Tuesday, April 10, 2012

Receiving love that's been given; sharing love that's been received

Last week was Semana Santa - Holy Week. Holy Week is a pretty big deal in Central America. Many people have the entire week off (MCM was closed all week), and the big cities empty - well, become not so full - as people head to the beaches or their home towns.

Another volunteer who works with MCM, who's from El Salvador, invited me to go spend time with her family in San Salvador. I really love El Salvador, and was excited about the chance to get away for a few days, so i gladly accepted.

Over the weekend i read a book called "Walk With Jesus: Stations of the Cross," by Henri Nouwen with illustrations by Sr. Helen David. Sr. Helen's illustrations present the stations of the cross through the world's poor and oppressed (one of the illustrations was of the U.S. churchwomen killed in El Salvador in 1980; another was of a young Salvadoran whose husband had been murdered; others were of Nicaraguans and Guatemalans, other Latin Americans, and other poor, oppressed, and lonely people throughout the world). For each illustration, Nouwen offers a short reflection, then closes the book with a final prayer.

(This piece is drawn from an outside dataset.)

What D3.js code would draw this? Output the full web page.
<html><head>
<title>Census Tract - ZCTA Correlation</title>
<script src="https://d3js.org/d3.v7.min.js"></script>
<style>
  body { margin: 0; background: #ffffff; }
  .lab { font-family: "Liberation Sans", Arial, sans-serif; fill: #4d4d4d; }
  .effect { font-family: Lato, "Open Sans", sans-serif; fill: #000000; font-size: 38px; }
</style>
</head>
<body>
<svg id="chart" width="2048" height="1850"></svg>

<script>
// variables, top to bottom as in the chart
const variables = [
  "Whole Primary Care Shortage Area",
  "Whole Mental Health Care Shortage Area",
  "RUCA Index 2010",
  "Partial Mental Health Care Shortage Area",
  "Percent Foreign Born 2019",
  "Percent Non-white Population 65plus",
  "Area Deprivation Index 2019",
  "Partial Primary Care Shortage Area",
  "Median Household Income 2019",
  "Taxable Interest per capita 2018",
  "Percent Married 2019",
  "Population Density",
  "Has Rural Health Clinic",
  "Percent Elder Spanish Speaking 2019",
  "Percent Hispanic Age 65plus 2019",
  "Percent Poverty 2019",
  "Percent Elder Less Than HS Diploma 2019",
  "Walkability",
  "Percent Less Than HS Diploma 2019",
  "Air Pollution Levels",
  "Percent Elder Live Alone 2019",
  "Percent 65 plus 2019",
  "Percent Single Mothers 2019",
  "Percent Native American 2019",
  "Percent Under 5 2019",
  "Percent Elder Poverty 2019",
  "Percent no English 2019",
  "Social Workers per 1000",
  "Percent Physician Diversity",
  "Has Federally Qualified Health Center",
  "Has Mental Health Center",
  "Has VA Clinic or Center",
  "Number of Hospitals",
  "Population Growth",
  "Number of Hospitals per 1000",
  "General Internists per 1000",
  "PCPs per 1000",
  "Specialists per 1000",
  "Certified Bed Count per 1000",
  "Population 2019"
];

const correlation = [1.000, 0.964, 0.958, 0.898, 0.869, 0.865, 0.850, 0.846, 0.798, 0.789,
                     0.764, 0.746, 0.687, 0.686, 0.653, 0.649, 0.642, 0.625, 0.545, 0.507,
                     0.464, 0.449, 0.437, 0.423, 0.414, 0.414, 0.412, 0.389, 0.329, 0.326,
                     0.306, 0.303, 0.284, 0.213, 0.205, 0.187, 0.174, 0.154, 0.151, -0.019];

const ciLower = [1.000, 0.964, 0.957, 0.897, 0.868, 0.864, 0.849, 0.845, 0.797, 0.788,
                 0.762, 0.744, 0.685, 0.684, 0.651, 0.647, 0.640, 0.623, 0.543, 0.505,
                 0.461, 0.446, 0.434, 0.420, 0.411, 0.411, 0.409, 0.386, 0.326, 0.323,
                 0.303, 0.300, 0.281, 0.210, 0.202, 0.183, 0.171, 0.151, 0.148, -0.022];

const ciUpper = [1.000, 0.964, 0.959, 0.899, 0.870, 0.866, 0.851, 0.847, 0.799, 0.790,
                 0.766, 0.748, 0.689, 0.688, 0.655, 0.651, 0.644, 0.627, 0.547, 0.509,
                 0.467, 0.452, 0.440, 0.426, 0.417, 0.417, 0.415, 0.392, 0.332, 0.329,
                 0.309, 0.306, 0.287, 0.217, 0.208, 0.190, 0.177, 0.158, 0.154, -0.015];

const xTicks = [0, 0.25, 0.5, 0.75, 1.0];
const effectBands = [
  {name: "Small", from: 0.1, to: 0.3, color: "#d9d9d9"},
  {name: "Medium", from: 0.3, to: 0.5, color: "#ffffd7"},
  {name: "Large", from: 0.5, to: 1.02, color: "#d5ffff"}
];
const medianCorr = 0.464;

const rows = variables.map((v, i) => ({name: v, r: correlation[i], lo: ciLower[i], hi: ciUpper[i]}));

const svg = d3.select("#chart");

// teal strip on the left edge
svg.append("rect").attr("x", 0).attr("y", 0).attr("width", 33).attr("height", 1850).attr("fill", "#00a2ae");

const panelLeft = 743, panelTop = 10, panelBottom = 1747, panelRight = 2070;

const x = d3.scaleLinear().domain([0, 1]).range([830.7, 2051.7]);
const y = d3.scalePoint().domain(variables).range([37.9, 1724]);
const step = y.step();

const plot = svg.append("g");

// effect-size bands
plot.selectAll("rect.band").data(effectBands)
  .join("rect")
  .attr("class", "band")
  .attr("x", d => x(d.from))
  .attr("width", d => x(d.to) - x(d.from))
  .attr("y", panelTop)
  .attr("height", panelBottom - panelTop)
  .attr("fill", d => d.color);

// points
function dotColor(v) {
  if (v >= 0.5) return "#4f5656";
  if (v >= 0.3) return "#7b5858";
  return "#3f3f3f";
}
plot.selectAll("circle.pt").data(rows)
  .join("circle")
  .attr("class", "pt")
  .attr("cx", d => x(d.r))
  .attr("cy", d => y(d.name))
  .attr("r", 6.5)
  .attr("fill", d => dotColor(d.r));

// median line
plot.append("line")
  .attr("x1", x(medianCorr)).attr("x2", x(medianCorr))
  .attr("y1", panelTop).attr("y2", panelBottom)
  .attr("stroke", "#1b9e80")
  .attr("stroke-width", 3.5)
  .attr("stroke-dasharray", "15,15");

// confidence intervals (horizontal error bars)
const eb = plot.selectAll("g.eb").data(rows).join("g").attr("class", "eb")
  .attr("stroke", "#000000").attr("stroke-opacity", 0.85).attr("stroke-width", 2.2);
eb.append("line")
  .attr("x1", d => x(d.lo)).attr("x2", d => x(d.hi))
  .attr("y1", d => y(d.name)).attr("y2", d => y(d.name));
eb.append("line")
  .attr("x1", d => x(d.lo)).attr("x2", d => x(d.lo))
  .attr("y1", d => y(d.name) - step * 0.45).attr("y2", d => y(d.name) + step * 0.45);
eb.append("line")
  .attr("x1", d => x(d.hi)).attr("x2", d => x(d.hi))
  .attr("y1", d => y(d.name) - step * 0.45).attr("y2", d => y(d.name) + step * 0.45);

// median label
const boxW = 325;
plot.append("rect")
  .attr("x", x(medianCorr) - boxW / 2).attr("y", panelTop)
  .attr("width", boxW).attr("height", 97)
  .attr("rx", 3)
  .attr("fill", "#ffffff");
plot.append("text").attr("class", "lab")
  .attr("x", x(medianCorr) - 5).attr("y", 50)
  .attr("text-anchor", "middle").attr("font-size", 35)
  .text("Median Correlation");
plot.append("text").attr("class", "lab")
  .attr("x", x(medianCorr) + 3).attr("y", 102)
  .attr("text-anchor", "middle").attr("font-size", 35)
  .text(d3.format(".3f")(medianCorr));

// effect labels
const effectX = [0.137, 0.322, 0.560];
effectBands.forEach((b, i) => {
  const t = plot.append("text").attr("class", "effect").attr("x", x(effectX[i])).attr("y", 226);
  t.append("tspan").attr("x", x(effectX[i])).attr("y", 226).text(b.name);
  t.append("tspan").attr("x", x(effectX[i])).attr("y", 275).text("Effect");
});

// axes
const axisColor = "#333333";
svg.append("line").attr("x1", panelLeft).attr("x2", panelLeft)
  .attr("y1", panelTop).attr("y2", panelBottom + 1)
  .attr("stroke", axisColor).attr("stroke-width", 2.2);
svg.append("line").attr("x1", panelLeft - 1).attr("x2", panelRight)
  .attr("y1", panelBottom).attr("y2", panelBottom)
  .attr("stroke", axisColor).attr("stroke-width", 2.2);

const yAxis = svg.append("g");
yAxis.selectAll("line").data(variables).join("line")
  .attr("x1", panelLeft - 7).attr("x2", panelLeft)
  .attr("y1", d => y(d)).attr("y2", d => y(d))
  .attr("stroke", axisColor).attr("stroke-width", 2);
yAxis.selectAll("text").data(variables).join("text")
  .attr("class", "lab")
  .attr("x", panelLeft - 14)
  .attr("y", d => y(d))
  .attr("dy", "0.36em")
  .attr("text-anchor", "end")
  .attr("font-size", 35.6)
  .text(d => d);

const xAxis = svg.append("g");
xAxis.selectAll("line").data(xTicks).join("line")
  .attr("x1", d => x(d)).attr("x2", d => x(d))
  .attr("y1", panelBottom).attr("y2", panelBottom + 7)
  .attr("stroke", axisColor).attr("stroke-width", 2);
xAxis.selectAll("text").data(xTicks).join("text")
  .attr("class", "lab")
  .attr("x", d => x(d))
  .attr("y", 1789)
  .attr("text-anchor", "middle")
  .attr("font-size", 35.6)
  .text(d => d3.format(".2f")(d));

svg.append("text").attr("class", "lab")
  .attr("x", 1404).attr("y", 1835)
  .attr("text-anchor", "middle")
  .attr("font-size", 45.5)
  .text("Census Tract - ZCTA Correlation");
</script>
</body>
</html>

As our bus neared the El Salvador-Honduras border on Easter Sunday, i sat reading the final few stations, then Nouwen's closing prayer. As Nouwen prayed over the experience he and Sr. Helen had just offered - that of entering into Jesus' suffering through today's poor, oppressed, and forgotten - i found myself resonating deeply with his words. Part of his prayer read:

"My fears, dear Lord, of opening my eyes to my suffering world are deeply rooted in my own anxious heart. I am not sure that I, myself, am truly loved and safely held, and so I keep my distance from other people's fear-filled lives. But again you say: 'Do not be afraid to let me look at your wounded heart, to embrace you, to heal you, to comfort and console you . . . because I love you with a love that knows no bounds and poses no conditions.'

"Thank you, Lord, for speaking to me. I do so desire to let you heal my wounded heart and, from there, to reach out to others close by and far away."

Nouwen's prayer speaks volumes to my own experience over the last eight months here in Tegucigalpa. My desire is to share love, inspire hope, and build community with my poor neighbors in Nueva Suyapa. Yet so often i feel disappointed - i am too tired to spend time with my host family, too bitter to challenge prejudices, too proud to befriend those around me. Behind all of these shortcomings is a false self-image that causes me to build walls between me and others. "I am not sure that I, myself, am truly loved and safely held, and so I keep my distance from other people's fear-filled lives." I do not allow God's healing to work inside of me, and i become stuck in a place where i cannot "reach out to others close by and far away."

I forget that i, as a human being, am beautiful - am "fearfully and wonderfully made" (Ps. 139:14). It's only in recognizing my own self-worth that i can recognize the worth and dignity of others. It's only in accepting God's embrace that i can embrace others. It's only in loving myself that i can show love to my neighbor. Otherwise, i will only live in fear, mistrust, and hatred.

Sentimentality comes easily, even from a place of brokenness, but it does not last. Love is much harder - impossible apart from the healing work of God's unconditional love - but it always protects, always trusts, always hopes, always perseveres (I Cor. 13:7). I feel i must move from a place of sentimentality to a place of love, which must be received from God as a gift. It's the gift offered to us on Good Friday. The love of God that is strong enough to conquer death on Easter is strong enough to embrace me, love me, heal me. It cannot, once received, but be shared.